**Data in this exercise**.

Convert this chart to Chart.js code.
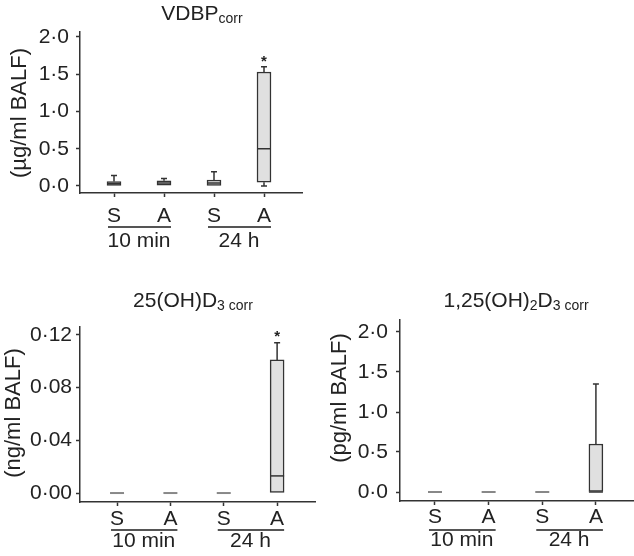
* * *
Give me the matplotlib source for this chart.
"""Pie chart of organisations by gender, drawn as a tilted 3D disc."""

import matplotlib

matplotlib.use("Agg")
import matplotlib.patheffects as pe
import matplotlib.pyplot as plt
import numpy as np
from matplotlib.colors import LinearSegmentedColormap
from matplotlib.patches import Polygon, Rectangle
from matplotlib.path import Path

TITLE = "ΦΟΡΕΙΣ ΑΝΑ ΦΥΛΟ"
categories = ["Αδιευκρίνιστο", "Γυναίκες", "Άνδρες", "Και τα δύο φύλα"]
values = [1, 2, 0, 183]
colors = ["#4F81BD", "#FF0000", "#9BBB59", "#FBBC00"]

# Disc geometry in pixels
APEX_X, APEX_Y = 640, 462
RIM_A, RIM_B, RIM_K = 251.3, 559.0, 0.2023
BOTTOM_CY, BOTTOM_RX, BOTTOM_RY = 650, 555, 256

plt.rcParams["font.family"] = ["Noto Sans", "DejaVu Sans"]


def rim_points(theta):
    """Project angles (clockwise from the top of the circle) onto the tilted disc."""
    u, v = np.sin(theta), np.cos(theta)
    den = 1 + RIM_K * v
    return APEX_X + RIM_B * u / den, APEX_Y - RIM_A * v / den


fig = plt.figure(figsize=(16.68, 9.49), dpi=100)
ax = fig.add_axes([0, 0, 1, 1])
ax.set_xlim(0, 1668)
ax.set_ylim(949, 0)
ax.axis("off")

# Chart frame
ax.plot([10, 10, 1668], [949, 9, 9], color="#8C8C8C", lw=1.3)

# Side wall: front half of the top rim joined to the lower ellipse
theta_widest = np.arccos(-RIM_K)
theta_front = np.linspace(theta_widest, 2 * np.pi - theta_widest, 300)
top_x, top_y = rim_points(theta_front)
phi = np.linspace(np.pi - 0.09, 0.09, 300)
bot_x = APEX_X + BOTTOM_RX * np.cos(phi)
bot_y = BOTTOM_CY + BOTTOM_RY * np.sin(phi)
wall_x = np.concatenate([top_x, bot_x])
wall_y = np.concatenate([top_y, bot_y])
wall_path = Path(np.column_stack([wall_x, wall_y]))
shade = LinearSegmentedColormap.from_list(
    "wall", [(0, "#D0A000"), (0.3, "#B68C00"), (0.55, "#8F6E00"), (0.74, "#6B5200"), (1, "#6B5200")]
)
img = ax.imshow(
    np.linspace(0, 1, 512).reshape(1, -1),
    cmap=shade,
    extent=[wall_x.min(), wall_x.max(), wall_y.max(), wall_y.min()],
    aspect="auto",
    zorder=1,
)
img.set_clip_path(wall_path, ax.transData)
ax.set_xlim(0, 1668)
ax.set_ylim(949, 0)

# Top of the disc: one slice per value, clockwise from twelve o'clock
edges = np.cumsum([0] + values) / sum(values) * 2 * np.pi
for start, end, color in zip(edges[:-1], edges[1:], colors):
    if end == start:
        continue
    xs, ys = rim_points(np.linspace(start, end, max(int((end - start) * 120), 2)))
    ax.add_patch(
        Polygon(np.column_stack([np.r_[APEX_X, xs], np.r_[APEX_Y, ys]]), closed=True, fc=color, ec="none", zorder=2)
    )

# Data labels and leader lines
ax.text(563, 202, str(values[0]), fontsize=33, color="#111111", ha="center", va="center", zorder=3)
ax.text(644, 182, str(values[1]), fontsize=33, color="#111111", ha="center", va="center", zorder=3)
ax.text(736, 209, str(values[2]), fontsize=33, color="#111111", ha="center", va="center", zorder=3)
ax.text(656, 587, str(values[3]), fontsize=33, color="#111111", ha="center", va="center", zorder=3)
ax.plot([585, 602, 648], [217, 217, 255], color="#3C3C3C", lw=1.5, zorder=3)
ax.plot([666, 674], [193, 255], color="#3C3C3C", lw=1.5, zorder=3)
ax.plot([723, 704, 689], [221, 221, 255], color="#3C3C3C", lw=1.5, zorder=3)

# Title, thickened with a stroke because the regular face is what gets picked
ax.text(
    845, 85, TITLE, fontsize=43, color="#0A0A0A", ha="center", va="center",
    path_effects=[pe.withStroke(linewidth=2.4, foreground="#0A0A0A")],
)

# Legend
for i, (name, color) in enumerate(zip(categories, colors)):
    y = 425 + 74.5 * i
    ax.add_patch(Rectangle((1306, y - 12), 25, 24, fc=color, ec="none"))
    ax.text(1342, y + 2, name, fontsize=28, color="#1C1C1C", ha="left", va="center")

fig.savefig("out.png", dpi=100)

**What you will do**.
Answer only with how many lines in the records include "matplotlib".

**Answer below**.
8